● What is asked
Write out the full listing exactly as given, minus the images.

--

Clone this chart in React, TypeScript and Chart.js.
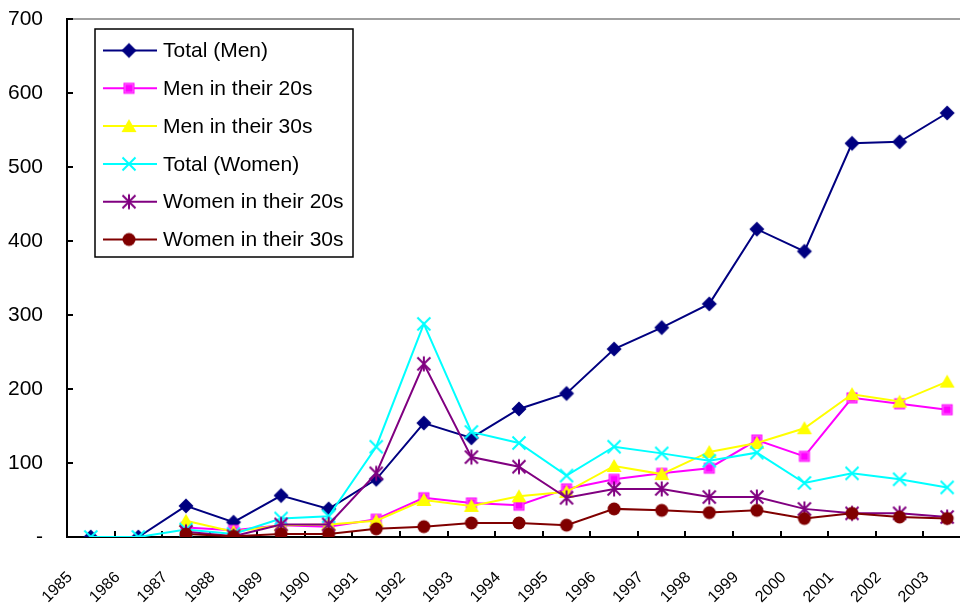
import React, { useEffect, useRef } from "react";
import { Chart, registerables } from "chart.js";

Chart.register(...registerables);

const years = ["1985","1986","1987","1988","1989","1990","1991","1992","1993","1994","1995","1996","1997","1998","1999","2000","2001","2002","2003"];
const totalMen = [0, 0, 42, 20, 56, 38, 78, 154, 134, 173, 194, 254, 283, 315, 416, 386, 532, 534, 573];
const men20s = [null, null, 13, 9, 16, 14, 24, 53, 46, 43, 65, 78, 86, 93, 131, 109, 188, 180, 172];
const men30s = [null, null, 22, 7, 16, 17, 22, 50, 42, 55, 61, 96, 85, 115, 127, 147, 193, 183, 210];
const totalWomen = [0, 0, 10, 4, 25, 28, 122, 288, 142, 127, 83, 122, 113, 103, 114, 73, 86, 78, 67];
const women20s = [null, null, 7, 1, 17, 17, 86, 234, 108, 95, 53, 65, 65, 54, 54, 38, 32, 32, 27];
const women30s = [null, null, 4, 1, 4, 4, 11, 14, 19, 19, 16, 38, 36, 33, 36, 25, 32, 27, 25];
const yTicks = [0, 100, 200, 300, 400, 500, 600, 700];

const seriesNames = ["Total (Men)", "Men in their 20s", "Men in their 30s", "Total (Women)", "Women in their 20s", "Women in their 30s"];
const seriesColors = ["#000080", "#FF00FF", "#FFFF00", "#00FFFF", "#800080", "#800000"];
const seriesMarkers = ["diamond", "square", "triangle", "x", "asterisk", "circle"];

const FONT = '"Liberation Sans", Arial, sans-serif';

function makeMarker(kind: string, color: string): HTMLCanvasElement {
  const c = document.createElement("canvas");
  const s = 18;
  c.width = s;
  c.height = s;
  const g = c.getContext("2d")!;
  const m = s / 2;
  g.fillStyle = color;
  g.strokeStyle = color;
  g.lineWidth = 2;
  g.beginPath();
  if (kind === "diamond") {
    const r = 7.5;
    g.moveTo(m, m - r); g.lineTo(m + r, m); g.lineTo(m, m + r); g.lineTo(m - r, m); g.closePath(); g.fill();
  } else if (kind === "square") {
    const r = 5.5;
    g.rect(m - r, m - r, 2 * r, 2 * r); g.fill();
    g.strokeStyle = "#FF66FF"; g.lineWidth = 1;
    g.strokeRect(m - r + 1.5, m - r + 1.5, 2 * r - 3, 2 * r - 3);
  } else if (kind === "triangle") {
    g.moveTo(m, m - 7); g.lineTo(m + 7.5, m + 6); g.lineTo(m - 7.5, m + 6); g.closePath(); g.fill();
  } else if (kind === "x") {
    const r = 6.5;
    g.moveTo(m - r, m - r); g.lineTo(m + r, m + r); g.moveTo(m + r, m - r); g.lineTo(m - r, m + r); g.stroke();
  } else if (kind === "asterisk") {
    const r = 6.5;
    g.moveTo(m - r, m - r); g.lineTo(m + r, m + r); g.moveTo(m + r, m - r); g.lineTo(m - r, m + r);
    g.moveTo(m, m - r - 1); g.lineTo(m, m + r + 1); g.stroke();
  } else {
    g.arc(m, m, 6.5, 0, Math.PI * 2); g.fill();
  }
  return c;
}

function zeroPad(s: any) {
  s.paddingLeft = 0;
  s.paddingRight = 0;
  s.paddingTop = 0;
  s.paddingBottom = 0;
}

export default function App() {
  const ref = useRef<HTMLCanvasElement | null>(null);
  useEffect(() => {
    document.body.style.margin = "0";
    document.documentElement.style.overflow = "hidden";
    const markers = seriesMarkers.map((k, i) => makeMarker(k, seriesColors[i]));
    const allSeries = [totalMen, men20s, men30s, totalWomen, women20s, women30s];
    const datasets = allSeries.map((vals, i) => ({
      label: seriesNames[i],
      data: vals.map((v, j) => ({ x: j + 0.5, y: v })),
      borderColor: seriesColors[i],
      backgroundColor: seriesColors[i],
      borderWidth: 2,
      pointStyle: markers[i],
      pointRadius: 7,
      pointHoverRadius: 7,
      spanGaps: false,
      tension: 0,
      order: 5 - i,
    }));

    const tickPlugin = {
      id: "innerTicks",
      beforeDatasetsDraw(chart: any) {
        const { ctx, chartArea, scales } = chart;
        const x = scales.x, y = scales.y;
        ctx.save();
        ctx.strokeStyle = "#000";
        ctx.lineWidth = 2;
        ctx.beginPath();
        for (let i = 1; i < years.length; i++) {
          const px = Math.round(x.getPixelForValue(i));
          ctx.moveTo(px, chartArea.bottom);
          ctx.lineTo(px, chartArea.bottom - 6);
        }
        yTicks.forEach((v) => {
          if (v === 0) return;
          const py = y.getPixelForValue(v);
          ctx.moveTo(chartArea.left, py);
          ctx.lineTo(chartArea.left + 6, py);
        });
        ctx.stroke();
        ctx.restore();
      },
    };

    const legendPlugin = {
      id: "boxLegend",
      afterDatasetsDraw(chart: any) {
        const { ctx } = chart;
        ctx.save();
        ctx.fillStyle = "#fff";
        ctx.fillRect(95, 29, 258, 228);
        ctx.strokeStyle = "#000";
        ctx.lineWidth = 1.5;
        ctx.strokeRect(95, 29, 258, 228);
        ctx.font = `21px ${FONT}`;
        ctx.textBaseline = "middle";
        ctx.textAlign = "left";
        seriesNames.forEach((name, i) => {
          const cy = 50.5 + i * 37.8;
          ctx.strokeStyle = seriesColors[i];
          ctx.lineWidth = 2;
          ctx.beginPath();
          ctx.moveTo(103, cy);
          ctx.lineTo(157, cy);
          ctx.stroke();
          const mk = markers[i];
          ctx.drawImage(mk, 129 - mk.width / 2, cy - mk.height / 2);
          ctx.fillStyle = "#000";
          ctx.fillText(name, 163, cy + 1);
        });
        ctx.restore();
      },
    };

    const chart = new Chart(ref.current!, {
      type: "line",
      data: { datasets },
      plugins: [tickPlugin, legendPlugin],
      options: {
        animation: false,
        responsive: true,
        maintainAspectRatio: false,
        layout: { padding: { top: 19, right: 0, left: 0, bottom: 0 } },
        plugins: { legend: { display: false }, tooltip: { enabled: false } },
        scales: {
          x: {
            type: "linear",
            min: 0,
            max: 18.77,
            grid: { display: false, drawTicks: false },
            border: { color: "#000", width: 2 },
            ticks: {
              stepSize: 1,
              autoSkip: false,
              includeBounds: false,
              maxRotation: 45,
              minRotation: 45,
              padding: 31,
              labelOffset: 3,
              color: "#000",
              font: { family: '"Liberation Sans Narrow", "Liberation Sans", Arial', size: 16 },
              callback: (v: any) => {
                const n = Number(v);
                return Number.isInteger(n) && n >= 0 && n < years.length ? years[n] : "";
              },
            },
            afterFit: (s: any) => {
              s.height = 69;
              zeroPad(s);
            },
          },
          y: {
            min: 0,
            max: 700,
            grid: {
              drawTicks: false,
              lineWidth: 2,
              color: (c: any) => (c.tick && c.tick.value === 700 ? "#a0a0a0" : "rgba(0,0,0,0)"),
            },
            border: { color: "#000", width: 2 },
            ticks: {
              stepSize: 100,
              padding: 24,
              color: "#000",
              font: { family: FONT, size: 21 },
              callback: (v: any) => (Number(v) === 0 ? "-" : String(v)),
            },
            afterFit: (s: any) => {
              s.width = 67;
              zeroPad(s);
            },
          },
        },
      },
    } as any);
    return () => chart.destroy();
  }, []);

  return (
    <div style={{ position: "fixed", left: 0, top: 0, width: 969, height: 606, background: "#fff" }}>
      <canvas ref={ref} />
    </div>
  );
}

--

● Exercise response
Clone this chart in React, TypeScript and Chart.js.
import React, { useEffect, useRef } from "react";
import { Chart, registerables } from "chart.js";

Chart.register(...registerables);

const years = ["1985","1986","1987","1988","1989","1990","1991","1992","1993","1994","1995","1996","1997","1998","1999","2000","2001","2002","2003"];
const totalMen = [0, 0, 42, 20, 56, 38, 78, 154, 134, 173, 194, 254, 283, 315, 416, 386, 532, 534, 573];
const men20s = [null, null, 13, 9, 16, 14, 24, 53, 46, 43, 65, 78, 86, 93, 131, 109, 188, 180, 172];
const men30s = [null, null, 22, 7, 16, 17, 22, 50, 42, 55, 61, 96, 85, 115, 127, 147, 193, 183, 210];
const totalWomen = [0, 0, 10, 4, 25, 28, 122, 288, 142, 127, 83, 122, 113, 103, 114, 73, 86, 78, 67];
const women20s = [null, null, 7, 1, 17, 17, 86, 234, 108, 95, 53, 65, 65, 54, 54, 38, 32, 32, 27];
const women30s = [null, null, 4, 1, 4, 4, 11, 14, 19, 19, 16, 38, 36, 33, 36, 25, 32, 27, 25];
const yTicks = [0, 100, 200, 300, 400, 500, 600, 700];

const seriesNames = ["Total (Men)", "Men in their 20s", "Men in their 30s", "Total (Women)", "Women in their 20s", "Women in their 30s"];
const seriesColors = ["#000080", "#FF00FF", "#FFFF00", "#00FFFF", "#800080", "#800000"];
const seriesMarkers = ["diamond", "square", "triangle", "x", "asterisk", "circle"];

const FONT = '"Liberation Sans", Arial, sans-serif';

function makeMarker(kind: string, color: string): HTMLCanvasElement {
  const c = document.createElement("canvas");
  const s = 18;
  c.width = s;
  c.height = s;
  const g = c.getContext("2d")!;
  const m = s / 2;
  g.fillStyle = color;
  g.strokeStyle = color;
  g.lineWidth = 2;
  g.beginPath();
  if (kind === "diamond") {
    const r = 7.5;
    g.moveTo(m, m - r); g.lineTo(m + r, m); g.lineTo(m, m + r); g.lineTo(m - r, m); g.closePath(); g.fill();
  } else if (kind === "square") {
    const r = 5.5;
    g.rect(m - r, m - r, 2 * r, 2 * r); g.fill();
    g.strokeStyle = "#FF66FF"; g.lineWidth = 1;
    g.strokeRect(m - r + 1.5, m - r + 1.5, 2 * r - 3, 2 * r - 3);
  } else if (kind === "triangle") {
    g.moveTo(m, m - 7); g.lineTo(m + 7.5, m + 6); g.lineTo(m - 7.5, m + 6); g.closePath(); g.fill();
  } else if (kind === "x") {
    const r = 6.5;
    g.moveTo(m - r, m - r); g.lineTo(m + r, m + r); g.moveTo(m + r, m - r); g.lineTo(m - r, m + r); g.stroke();
  } else if (kind === "asterisk") {
    const r = 6.5;
    g.moveTo(m - r, m - r); g.lineTo(m + r, m + r); g.moveTo(m + r, m - r); g.lineTo(m - r, m + r);
    g.moveTo(m, m - r - 1); g.lineTo(m, m + r + 1); g.stroke();
  } else {
    g.arc(m, m, 6.5, 0, Math.PI * 2); g.fill();
  }
  return c;
}

function zeroPad(s: any) {
  s.paddingLeft = 0;
  s.paddingRight = 0;
  s.paddingTop = 0;
  s.paddingBottom = 0;
}

export default function App() {
  const ref = useRef<HTMLCanvasElement | null>(null);
  useEffect(() => {
    document.body.style.margin = "0";
    document.documentElement.style.overflow = "hidden";
    const markers = seriesMarkers.map((k, i) => makeMarker(k, seriesColors[i]));
    const allSeries = [totalMen, men20s, men30s, totalWomen, women20s, women30s];
    const datasets = allSeries.map((vals, i) => ({
      label: seriesNames[i],
      data: vals.map((v, j) => ({ x: j + 0.5, y: v })),
      borderColor: seriesColors[i],
      backgroundColor: seriesColors[i],
      borderWidth: 2,
      pointStyle: markers[i],
      pointRadius: 7,
      pointHoverRadius: 7,
      spanGaps: false,
      tension: 0,
      order: 5 - i,
    }));

    const tickPlugin = {
      id: "innerTicks",
      beforeDatasetsDraw(chart: any) {
        const { ctx, chartArea, scales } = chart;
        const x = scales.x, y = scales.y;
        ctx.save();
        ctx.strokeStyle = "#000";
        ctx.lineWidth = 2;
        ctx.beginPath();
        for (let i = 1; i < years.length; i++) {
          const px = Math.round(x.getPixelForValue(i));
          ctx.moveTo(px, chartArea.bottom);
          ctx.lineTo(px, chartArea.bottom - 6);
        }
        yTicks.forEach((v) => {
          if (v === 0) return;
          const py = y.getPixelForValue(v);
          ctx.moveTo(chartArea.left, py);
          ctx.lineTo(chartArea.left + 6, py);
        });
        ctx.stroke();
        ctx.restore();
      },
    };

    const legendPlugin = {
      id: "boxLegend",
      afterDatasetsDraw(chart: any) {
        const { ctx } = chart;
        ctx.save();
        ctx.fillStyle = "#fff";
        ctx.fillRect(95, 29, 258, 228);
        ctx.strokeStyle = "#000";
        ctx.lineWidth = 1.5;
        ctx.strokeRect(95, 29, 258, 228);
        ctx.font = `21px ${FONT}`;
        ctx.textBaseline = "middle";
        ctx.textAlign = "left";
        seriesNames.forEach((name, i) => {
          const cy = 50.5 + i * 37.8;
          ctx.strokeStyle = seriesColors[i];
          ctx.lineWidth = 2;
          ctx.beginPath();
          ctx.moveTo(103, cy);
          ctx.lineTo(157, cy);
          ctx.stroke();
          const mk = markers[i];
          ctx.drawImage(mk, 129 - mk.width / 2, cy - mk.height / 2);
          ctx.fillStyle = "#000";
          ctx.fillText(name, 163, cy + 1);
        });
        ctx.restore();
      },
    };

    const chart = new Chart(ref.current!, {
      type: "line",
      data: { datasets },
      plugins: [tickPlugin, legendPlugin],
      options: {
        animation: false,
        responsive: true,
        maintainAspectRatio: false,
        layout: { padding: { top: 19, right: 0, left: 0, bottom: 0 } },
        plugins: { legend: { display: false }, tooltip: { enabled: false } },
        scales: {
          x: {
            type: "linear",
            min: 0,
            max: 18.77,
            grid: { display: false, drawTicks: false },
            border: { color: "#000", width: 2 },
            ticks: {
              stepSize: 1,
              autoSkip: false,
              includeBounds: false,
              maxRotation: 45,
              minRotation: 45,
              padding: 31,
              labelOffset: 3,
              color: "#000",
              font: { family: '"Liberation Sans Narrow", "Liberation Sans", Arial', size: 16 },
              callback: (v: any) => {
                const n = Number(v);
                return Number.isInteger(n) && n >= 0 && n < years.length ? years[n] : "";
              },
            },
            afterFit: (s: any) => {
              s.height = 69;
              zeroPad(s);
            },
          },
          y: {
            min: 0,
            max: 700,
            grid: {
              drawTicks: false,
              lineWidth: 2,
              color: (c: any) => (c.tick && c.tick.value === 700 ? "#a0a0a0" : "rgba(0,0,0,0)"),
            },
            border: { color: "#000", width: 2 },
            ticks: {
              stepSize: 100,
              padding: 24,
              color: "#000",
              font: { family: FONT, size: 21 },
              callback: (v: any) => (Number(v) === 0 ? "-" : String(v)),
            },
            afterFit: (s: any) => {
              s.width = 67;
              zeroPad(s);
            },
          },
        },
      },
    } as any);
    return () => chart.destroy();
  }, []);

  return (
    <div style={{ position: "fixed", left: 0, top: 0, width: 969, height: 606, background: "#fff" }}>
      <canvas ref={ref} />
    </div>
  );
}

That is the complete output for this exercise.